Researchers create more effective Salmonella-based vaccines
Katie Brenneman, the study's lead author, and her colleagues with the Biodesign Institute's Center for Infectious Diseases and Vaccinology at Arizona State University tested multiple strategies to restore acid-resistance in multiple Salmonella vaccine strains. An improved survival rate of the vaccine would allow more of the bacterial cells to generate a strong immune response against various species of Salmonella.
"Even though wild-type strains of Salmonella are quite capable of surviving the acidic environment of the stomach, it is surprisingly difficult to deliver a live Salmonella vaccine orally," Brenneman said. "Many vaccines have mutations that leave them especially vulnerable to low pH, which means a large proportion of the vaccine cells are killed before they reach the intestine and thus are unable to do their job of delivering vaccine targets to the immune system. We're trying to compensate for that increased acid sensitivity by increasing expression of the normal acid resistance systems."
According to the U.S. Centers for Disease Control and Prevention, Salmonella species caused multi-state outbreaks linked to contaminated tuna fish, cantaloupe, poultry, ground beef and peanut butter in 2012. Through genetic manipulation, Salmonella typhi can be rendered harmless and used in vaccines to prevent illness. The RASVs carry antigens for a particular bacterial disease and stimulate the immune system to respond.

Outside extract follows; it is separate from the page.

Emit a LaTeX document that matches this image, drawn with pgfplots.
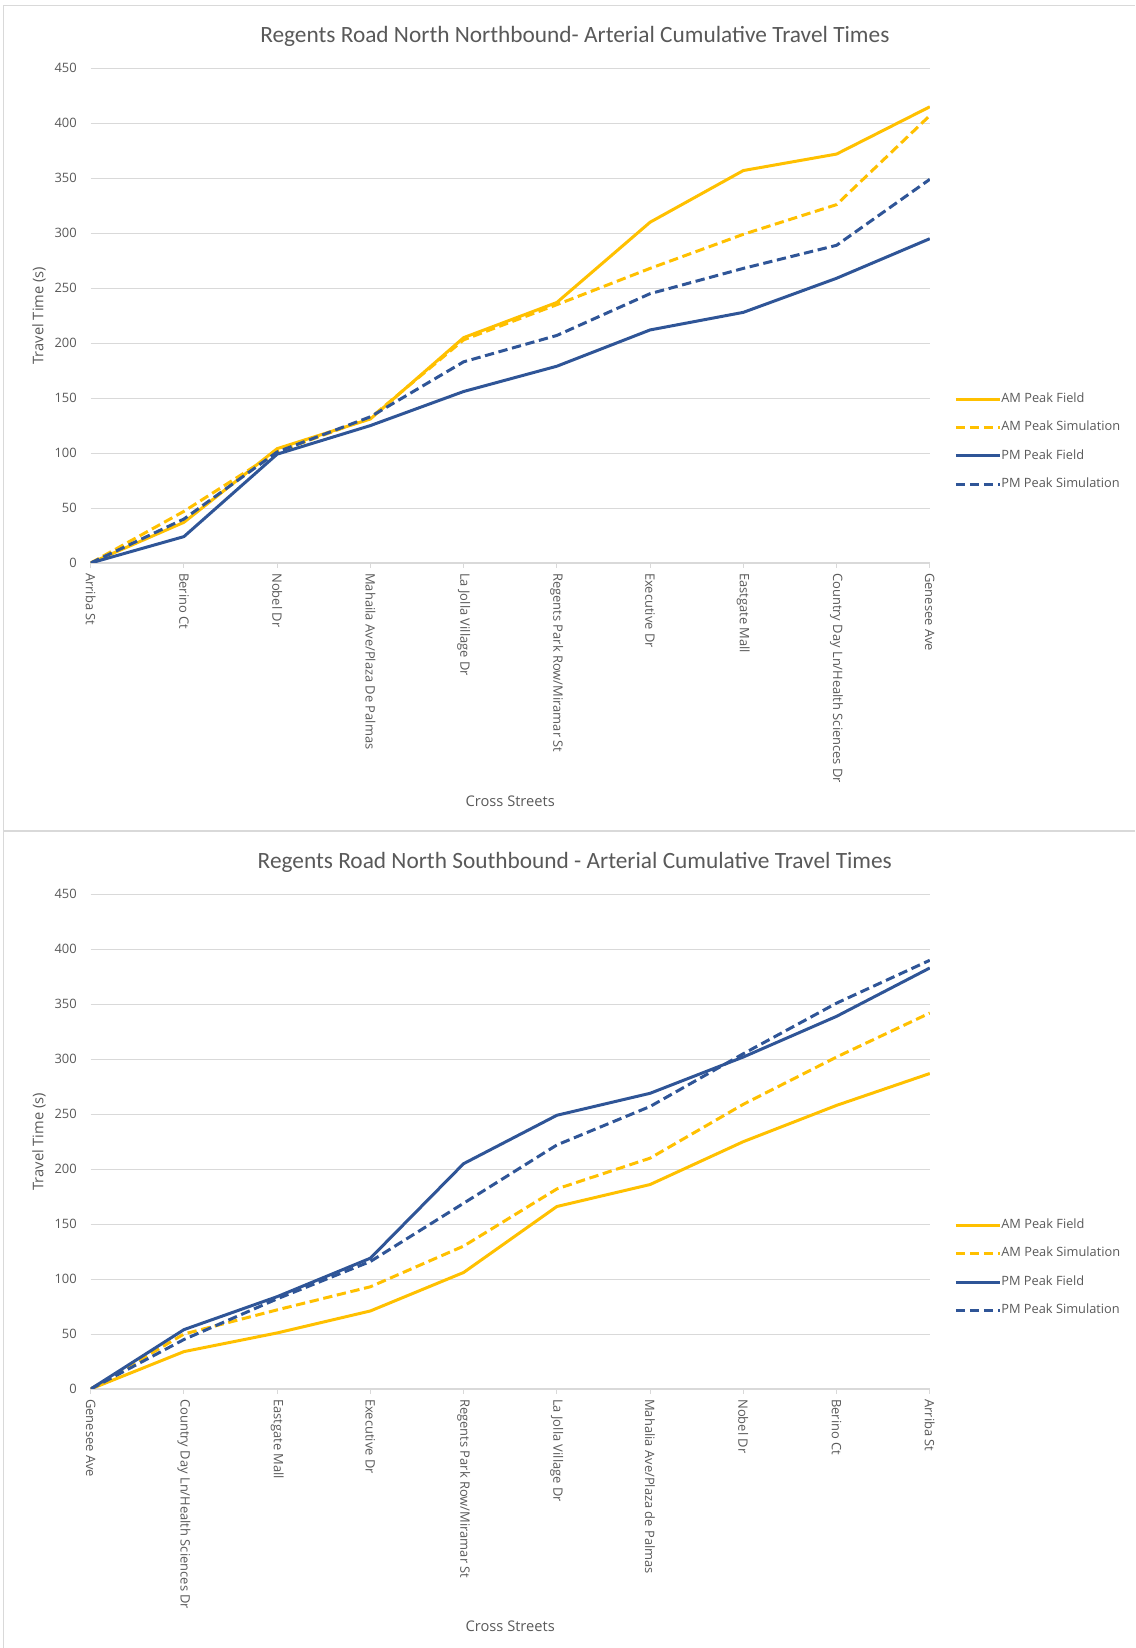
\documentclass[border=0pt]{standalone}
\usepackage{pgfplots}
\pgfplotsset{compat=1.18}
\usepackage{pgfplotstable}
\usepackage{fontspec}
\setmainfont{Carlito}
\newfontfamily\tickfont{Open Sans}

\definecolor{amgold}{HTML}{FFC000}
\definecolor{pmblue}{HTML}{2F5597}
\definecolor{gridgrey}{HTML}{D9D9D9}
\definecolor{txtgrey}{HTML}{595959}

% cumulative travel time (s) at each cross street
\pgfplotstableread{
x amf ams pmf pms
0 0   0   0   0
1 37  47  24  40
2 104 101 99  101
3 131 132 125 133
4 205 203 156 183
5 237 235 179 207
6 310 268 212 245
7 357 299 228 268
8 372 326 259 289
9 415 407 295 349
}\northbound

\pgfplotstableread{
x amf ams pmf pms
0 0   0   0   0
1 34  50  54  45
2 51  72  84  82
3 71  93  119 116
4 106 130 205 169
5 166 182 249 222
6 186 210 269 257
7 225 259 302 305
8 258 302 339 351
9 287 342 383 390
}\southbound

\pgfplotsset{
  travel/.style={
    scale only axis, width=629.3pt, height=371pt,
    xmin=0, xmax=9, ymin=0, ymax=450,
    xtick={0,...,9}, ytick={0,50,...,450},
    axis lines*=left,
    y axis line style={draw=none},
    x axis line style={gridgrey, line width=1pt},
    ymajorgrids, grid style={gridgrey, line width=0.75pt},
    tick align=outside, major tick length=3.5pt,
    xtick style={gridgrey, line width=0.75pt},
    ytick style={draw=none},
    /pgf/number format/assume math mode=true,
    ticklabel style={font=\tickfont\fontsize{9.7}{11}\selectfont, text=txtgrey},
    xticklabel style={rotate=-90, anchor=west, inner sep=0pt},
    xticklabel shift=4pt,
    yticklabel style={anchor=east, inner sep=0pt},
    yticklabel shift=6.8pt,
    title style={at={(axis description cs:0.577,1.049)}, anchor=center, yshift=0pt,
      font=\fontsize{17.5}{20}\selectfont, text=txtgrey},
    ylabel={Travel Time (s)},
    ylabel style={at={(axis description cs:-0.0616,0.5)}, anchor=center,
      font=\tickfont\fontsize{11}{13}\selectfont, text=txtgrey},
    xlabel={Cross Streets},
    xlabel style={at={(axis description cs:0.5,-0.481)}, anchor=center,
      font=\tickfont\fontsize{11}{13}\selectfont, text=txtgrey},
    legend style={at={(axis description cs:1.029,0.245)}, anchor=west,
      draw=none, fill=none, inner sep=0pt, row sep=12.3pt,
      font=\tickfont\fontsize{9.6}{11}\selectfont, text=txtgrey,
      nodes={inner sep=0pt, text height=7pt, text depth=2pt},
      /tikz/every even column/.append style={column sep=3pt}},
    legend cell align=left,
    legend image code/.code={\draw[#1] (0pt,0pt) -- (33pt,0pt);},
    every axis plot/.append style={line width=2.25pt, line join=round},
  },
  simdash/.style={dash pattern=on 7pt off 3.5pt},
}

\begin{document}
\begin{tikzpicture}
\useasboundingbox (0,0) rectangle (851.25pt,1236pt);
\draw[gridgrey, line width=0.75pt] (2.5pt,0) -- (2.5pt,1231.5pt) -- (851.25pt,1231.5pt);
\draw[gridgrey, line width=1.5pt] (2.5pt,612.75pt) -- (851.25pt,612.75pt);

\begin{axis}[travel, at={(68.03pt,813.75pt)}, anchor=south west,
  title={Regents Road North Northbound- Arterial Cumulative Travel Times},
  xticklabels={Arriba St, Berino Ct, Nobel Dr, Mahaila Ave/Plaza De Palmas,
    La Jolla Village Dr, Regents Park Row/Miramar St, Executive Dr,
    Eastgate Mall, Country Day Ln/Health Sciences Dr, Genesee Ave}]
  \addplot[amgold] table[x=x, y=amf] {\northbound};
  \addplot[amgold, simdash] table[x=x, y=ams] {\northbound};
  \addplot[pmblue] table[x=x, y=pmf] {\northbound};
  \addplot[pmblue, simdash] table[x=x, y=pms] {\northbound};
  \legend{AM Peak Field, AM Peak Simulation, PM Peak Field, PM Peak Simulation}
\end{axis}

\begin{axis}[travel, at={(68.03pt,194.25pt)}, anchor=south west,
  title={Regents Road North Southbound - Arterial Cumulative Travel Times},
  xlabel style={at={(axis description cs:0.5,-0.479)}},
  xticklabels={Genesee Ave, Country Day Ln/Health Sciences Dr, Eastgate Mall,
    Executive Dr, Regents Park Row/Miramar St, La Jolla Village Dr,
    Mahalia Ave/Plaza de Palmas, Nobel Dr, Berino Ct, Arriba St}]
  \addplot[amgold] table[x=x, y=amf] {\southbound};
  \addplot[amgold, simdash] table[x=x, y=ams] {\southbound};
  \addplot[pmblue] table[x=x, y=pmf] {\southbound};
  \addplot[pmblue, simdash] table[x=x, y=pms] {\southbound};
  \legend{AM Peak Field, AM Peak Simulation, PM Peak Field, PM Peak Simulation}
\end{axis}
\end{tikzpicture}
\end{document}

To protect the RASVs from a low pH environment, the researchers attempted to restore acid tolerance in genetically-modified Salmonella by creating a hybrid version of the arginine decarboxylase acid resistance system. The system is used by normal Salmonella to survive low pH environments but is not expressed in modified Salmonella.

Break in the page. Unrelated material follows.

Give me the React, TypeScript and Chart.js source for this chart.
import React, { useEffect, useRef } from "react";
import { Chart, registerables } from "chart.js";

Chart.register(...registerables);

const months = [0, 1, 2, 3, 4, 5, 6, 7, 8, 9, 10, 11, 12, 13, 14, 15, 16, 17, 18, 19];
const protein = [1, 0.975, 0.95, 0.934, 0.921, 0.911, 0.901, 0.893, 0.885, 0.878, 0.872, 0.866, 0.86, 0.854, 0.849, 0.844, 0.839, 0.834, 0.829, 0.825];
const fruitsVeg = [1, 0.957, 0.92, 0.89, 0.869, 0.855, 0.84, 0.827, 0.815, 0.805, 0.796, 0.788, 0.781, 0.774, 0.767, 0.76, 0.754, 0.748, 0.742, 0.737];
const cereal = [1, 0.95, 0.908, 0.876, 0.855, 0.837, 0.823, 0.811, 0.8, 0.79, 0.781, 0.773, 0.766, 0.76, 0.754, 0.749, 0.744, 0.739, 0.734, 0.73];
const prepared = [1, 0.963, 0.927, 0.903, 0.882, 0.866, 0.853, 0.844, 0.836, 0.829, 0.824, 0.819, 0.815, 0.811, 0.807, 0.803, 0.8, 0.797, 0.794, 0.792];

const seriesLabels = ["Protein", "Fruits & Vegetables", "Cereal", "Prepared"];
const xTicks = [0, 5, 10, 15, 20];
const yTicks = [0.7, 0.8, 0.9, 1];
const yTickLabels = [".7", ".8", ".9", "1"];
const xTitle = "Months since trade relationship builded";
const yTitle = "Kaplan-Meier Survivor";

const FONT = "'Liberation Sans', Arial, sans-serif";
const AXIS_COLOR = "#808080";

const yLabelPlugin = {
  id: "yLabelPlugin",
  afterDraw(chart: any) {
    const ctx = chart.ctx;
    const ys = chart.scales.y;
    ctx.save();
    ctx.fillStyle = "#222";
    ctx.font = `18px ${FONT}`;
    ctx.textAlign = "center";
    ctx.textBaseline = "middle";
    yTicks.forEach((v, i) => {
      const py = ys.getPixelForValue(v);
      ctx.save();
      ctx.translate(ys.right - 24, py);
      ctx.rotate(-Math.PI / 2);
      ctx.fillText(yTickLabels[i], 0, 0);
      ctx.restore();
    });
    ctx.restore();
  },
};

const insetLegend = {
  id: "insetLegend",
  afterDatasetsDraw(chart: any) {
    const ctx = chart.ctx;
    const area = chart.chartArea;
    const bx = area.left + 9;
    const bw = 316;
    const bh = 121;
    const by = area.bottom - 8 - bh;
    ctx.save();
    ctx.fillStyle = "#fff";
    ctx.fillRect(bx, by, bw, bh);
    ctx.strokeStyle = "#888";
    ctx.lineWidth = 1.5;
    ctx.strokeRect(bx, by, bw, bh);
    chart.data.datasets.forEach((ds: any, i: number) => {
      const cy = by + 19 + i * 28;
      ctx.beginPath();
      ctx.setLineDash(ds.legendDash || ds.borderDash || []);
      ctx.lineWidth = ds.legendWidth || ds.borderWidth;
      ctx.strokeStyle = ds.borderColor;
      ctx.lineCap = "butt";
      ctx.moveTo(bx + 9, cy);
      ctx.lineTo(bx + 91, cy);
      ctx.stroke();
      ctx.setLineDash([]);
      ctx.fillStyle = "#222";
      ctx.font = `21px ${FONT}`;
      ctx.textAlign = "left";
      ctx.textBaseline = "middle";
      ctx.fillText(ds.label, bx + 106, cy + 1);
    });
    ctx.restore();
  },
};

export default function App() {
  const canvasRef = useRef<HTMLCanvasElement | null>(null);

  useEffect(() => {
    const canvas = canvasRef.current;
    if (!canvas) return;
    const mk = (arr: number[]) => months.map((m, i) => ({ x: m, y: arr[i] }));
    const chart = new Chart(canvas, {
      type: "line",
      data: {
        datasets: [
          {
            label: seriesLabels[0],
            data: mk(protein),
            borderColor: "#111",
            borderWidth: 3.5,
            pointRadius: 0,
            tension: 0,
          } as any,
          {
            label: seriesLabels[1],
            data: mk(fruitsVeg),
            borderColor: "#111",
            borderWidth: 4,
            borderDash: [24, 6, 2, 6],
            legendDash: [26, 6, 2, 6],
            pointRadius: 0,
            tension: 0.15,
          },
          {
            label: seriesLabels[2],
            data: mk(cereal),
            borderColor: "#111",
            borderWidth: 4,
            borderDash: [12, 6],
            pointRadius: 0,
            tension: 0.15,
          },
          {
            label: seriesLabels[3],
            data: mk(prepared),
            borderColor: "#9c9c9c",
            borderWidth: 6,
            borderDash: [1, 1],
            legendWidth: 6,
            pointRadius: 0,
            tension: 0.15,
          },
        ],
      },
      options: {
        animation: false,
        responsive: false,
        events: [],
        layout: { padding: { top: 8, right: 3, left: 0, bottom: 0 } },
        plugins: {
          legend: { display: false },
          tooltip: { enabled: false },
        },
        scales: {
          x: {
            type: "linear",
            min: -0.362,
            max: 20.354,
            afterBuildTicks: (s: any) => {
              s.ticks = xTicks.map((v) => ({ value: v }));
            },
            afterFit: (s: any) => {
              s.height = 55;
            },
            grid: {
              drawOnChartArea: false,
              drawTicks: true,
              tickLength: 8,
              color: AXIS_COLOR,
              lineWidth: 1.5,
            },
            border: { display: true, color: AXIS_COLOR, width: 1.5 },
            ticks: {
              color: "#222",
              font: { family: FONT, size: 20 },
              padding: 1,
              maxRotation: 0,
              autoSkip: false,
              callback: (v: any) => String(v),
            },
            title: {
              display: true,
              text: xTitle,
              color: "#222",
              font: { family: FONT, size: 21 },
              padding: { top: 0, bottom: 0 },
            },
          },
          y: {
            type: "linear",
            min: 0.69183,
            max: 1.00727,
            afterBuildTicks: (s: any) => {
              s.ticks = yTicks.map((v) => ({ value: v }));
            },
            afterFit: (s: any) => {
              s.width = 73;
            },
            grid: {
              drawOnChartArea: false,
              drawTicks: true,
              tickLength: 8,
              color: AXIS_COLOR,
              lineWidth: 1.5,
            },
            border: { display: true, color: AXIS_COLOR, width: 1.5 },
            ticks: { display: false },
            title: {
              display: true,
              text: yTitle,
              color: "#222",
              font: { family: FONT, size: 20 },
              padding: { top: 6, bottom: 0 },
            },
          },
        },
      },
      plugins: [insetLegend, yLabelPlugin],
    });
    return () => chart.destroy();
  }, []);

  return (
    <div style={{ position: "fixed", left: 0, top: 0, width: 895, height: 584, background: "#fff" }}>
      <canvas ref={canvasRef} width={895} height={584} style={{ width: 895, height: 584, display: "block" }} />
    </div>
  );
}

The researchers used a special promoter, the sugar rhamnose, to trigger the acid resistance in the cultured Salmonella cells. The team confirmed the rhamnose-regulated system was able to rescue Salmonella from exposure to low pH conditions.
The findings could lead to the efficient and cost-effective creation of highly acid resistant vaccine strains controlled by a rhamnose promoter.

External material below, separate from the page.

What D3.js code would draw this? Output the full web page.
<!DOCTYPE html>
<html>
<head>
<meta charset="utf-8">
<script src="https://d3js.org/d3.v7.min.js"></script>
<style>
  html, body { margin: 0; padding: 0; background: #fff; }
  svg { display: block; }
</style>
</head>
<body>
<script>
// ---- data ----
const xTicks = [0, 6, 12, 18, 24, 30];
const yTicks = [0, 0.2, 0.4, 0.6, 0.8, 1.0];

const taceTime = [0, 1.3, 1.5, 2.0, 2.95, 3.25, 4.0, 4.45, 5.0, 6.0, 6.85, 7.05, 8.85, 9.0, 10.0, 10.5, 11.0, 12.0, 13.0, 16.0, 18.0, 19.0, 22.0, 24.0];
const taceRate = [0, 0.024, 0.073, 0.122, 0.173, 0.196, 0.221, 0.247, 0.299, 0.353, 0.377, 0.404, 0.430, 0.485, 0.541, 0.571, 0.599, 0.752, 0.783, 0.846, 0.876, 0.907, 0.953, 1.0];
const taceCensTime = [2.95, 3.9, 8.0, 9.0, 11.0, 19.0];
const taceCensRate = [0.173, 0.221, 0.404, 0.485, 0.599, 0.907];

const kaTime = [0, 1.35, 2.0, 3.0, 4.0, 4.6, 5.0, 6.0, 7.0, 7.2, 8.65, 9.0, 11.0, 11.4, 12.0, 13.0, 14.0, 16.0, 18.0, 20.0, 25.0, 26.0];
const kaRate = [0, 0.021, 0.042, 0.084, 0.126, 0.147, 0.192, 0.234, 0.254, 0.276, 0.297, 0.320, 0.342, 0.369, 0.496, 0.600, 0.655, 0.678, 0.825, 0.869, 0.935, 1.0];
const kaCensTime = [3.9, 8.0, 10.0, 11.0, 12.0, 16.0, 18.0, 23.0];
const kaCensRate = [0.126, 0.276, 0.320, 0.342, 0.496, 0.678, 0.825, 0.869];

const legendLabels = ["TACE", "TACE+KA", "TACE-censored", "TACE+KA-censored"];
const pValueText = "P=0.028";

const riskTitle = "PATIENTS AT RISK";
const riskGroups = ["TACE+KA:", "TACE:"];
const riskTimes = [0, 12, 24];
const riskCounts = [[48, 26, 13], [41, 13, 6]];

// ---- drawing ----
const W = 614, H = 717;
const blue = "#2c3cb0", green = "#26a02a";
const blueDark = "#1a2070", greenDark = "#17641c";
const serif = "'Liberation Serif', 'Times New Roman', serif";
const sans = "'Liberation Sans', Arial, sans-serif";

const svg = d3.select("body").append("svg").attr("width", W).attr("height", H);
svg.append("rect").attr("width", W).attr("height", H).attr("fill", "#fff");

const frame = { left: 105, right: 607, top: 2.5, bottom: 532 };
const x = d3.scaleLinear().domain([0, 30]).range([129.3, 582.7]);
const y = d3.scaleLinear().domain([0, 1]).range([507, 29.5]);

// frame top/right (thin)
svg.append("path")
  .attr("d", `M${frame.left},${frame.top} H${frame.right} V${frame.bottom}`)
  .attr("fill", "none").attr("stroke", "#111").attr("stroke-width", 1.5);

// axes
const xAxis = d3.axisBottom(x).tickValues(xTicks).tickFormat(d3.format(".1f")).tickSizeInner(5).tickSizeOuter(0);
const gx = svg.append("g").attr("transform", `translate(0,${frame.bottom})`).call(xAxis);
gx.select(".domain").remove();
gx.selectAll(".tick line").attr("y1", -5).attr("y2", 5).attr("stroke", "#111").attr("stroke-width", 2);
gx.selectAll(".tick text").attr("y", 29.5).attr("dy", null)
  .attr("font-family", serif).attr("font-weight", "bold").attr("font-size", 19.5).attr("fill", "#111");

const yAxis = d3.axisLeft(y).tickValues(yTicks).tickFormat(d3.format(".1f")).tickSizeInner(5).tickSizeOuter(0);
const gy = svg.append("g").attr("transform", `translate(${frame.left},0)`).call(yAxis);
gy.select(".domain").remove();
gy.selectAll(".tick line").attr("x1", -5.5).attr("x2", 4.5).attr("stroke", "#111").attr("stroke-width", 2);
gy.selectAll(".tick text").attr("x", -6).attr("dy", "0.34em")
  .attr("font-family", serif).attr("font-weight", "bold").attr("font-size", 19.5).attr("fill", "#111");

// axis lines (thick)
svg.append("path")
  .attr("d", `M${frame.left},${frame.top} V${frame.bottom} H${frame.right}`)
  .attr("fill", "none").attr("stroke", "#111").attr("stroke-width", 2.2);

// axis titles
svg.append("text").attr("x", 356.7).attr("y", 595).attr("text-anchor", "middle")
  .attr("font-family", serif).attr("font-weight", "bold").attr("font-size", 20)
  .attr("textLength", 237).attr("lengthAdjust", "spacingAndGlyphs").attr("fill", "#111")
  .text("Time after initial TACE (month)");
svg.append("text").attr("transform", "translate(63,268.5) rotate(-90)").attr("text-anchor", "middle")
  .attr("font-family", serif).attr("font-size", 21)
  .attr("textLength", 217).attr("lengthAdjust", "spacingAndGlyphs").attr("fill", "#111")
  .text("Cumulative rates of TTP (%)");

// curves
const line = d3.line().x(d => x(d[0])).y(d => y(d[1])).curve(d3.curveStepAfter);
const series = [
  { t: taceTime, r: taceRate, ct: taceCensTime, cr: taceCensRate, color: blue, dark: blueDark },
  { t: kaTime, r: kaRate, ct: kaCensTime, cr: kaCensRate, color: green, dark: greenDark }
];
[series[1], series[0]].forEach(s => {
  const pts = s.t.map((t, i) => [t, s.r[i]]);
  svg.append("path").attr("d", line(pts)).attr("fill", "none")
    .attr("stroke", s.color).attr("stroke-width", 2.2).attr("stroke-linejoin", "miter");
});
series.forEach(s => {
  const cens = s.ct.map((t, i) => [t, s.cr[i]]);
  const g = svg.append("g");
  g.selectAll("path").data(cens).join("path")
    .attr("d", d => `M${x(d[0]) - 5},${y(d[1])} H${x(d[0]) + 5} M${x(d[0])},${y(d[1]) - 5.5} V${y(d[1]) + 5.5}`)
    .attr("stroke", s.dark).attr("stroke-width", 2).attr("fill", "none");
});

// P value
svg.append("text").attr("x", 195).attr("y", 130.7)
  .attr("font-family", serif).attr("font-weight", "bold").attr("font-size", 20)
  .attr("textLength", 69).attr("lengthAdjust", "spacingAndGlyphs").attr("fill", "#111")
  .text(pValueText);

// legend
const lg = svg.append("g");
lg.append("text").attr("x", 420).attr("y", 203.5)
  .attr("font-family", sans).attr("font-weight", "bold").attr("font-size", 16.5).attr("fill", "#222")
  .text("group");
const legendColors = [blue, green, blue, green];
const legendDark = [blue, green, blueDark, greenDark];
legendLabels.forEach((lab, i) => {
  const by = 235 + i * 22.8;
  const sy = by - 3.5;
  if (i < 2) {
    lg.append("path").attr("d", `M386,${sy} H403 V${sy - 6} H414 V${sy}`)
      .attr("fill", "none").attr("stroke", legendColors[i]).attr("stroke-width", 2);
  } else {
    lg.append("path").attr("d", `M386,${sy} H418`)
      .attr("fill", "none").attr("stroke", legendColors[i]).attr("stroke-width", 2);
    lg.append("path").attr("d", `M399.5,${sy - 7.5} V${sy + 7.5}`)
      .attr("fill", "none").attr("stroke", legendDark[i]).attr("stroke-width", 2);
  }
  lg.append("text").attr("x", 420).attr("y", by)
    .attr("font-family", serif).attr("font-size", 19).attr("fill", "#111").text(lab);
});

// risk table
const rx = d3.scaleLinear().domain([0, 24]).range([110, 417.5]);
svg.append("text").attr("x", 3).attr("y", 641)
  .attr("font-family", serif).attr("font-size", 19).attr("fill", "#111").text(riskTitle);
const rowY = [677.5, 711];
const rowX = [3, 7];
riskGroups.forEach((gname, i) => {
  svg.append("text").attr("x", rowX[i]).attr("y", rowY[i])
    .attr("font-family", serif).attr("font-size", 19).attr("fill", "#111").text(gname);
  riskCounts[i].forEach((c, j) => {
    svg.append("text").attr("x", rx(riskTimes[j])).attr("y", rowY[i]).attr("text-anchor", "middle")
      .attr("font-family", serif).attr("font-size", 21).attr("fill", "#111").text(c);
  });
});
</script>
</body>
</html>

"In future studies, we will need to validate that this system, or other similar systems under construction, will improve the immunogenicity of an RASV," Ken Roland, a co-author of the study, said. "This work is ongoing, but I can tell you that we have preliminary data supporting the idea that our rhamnose-regulated arginine decarboxylase system can significantly enhance the immunogenicity and protective immunity of an RASV."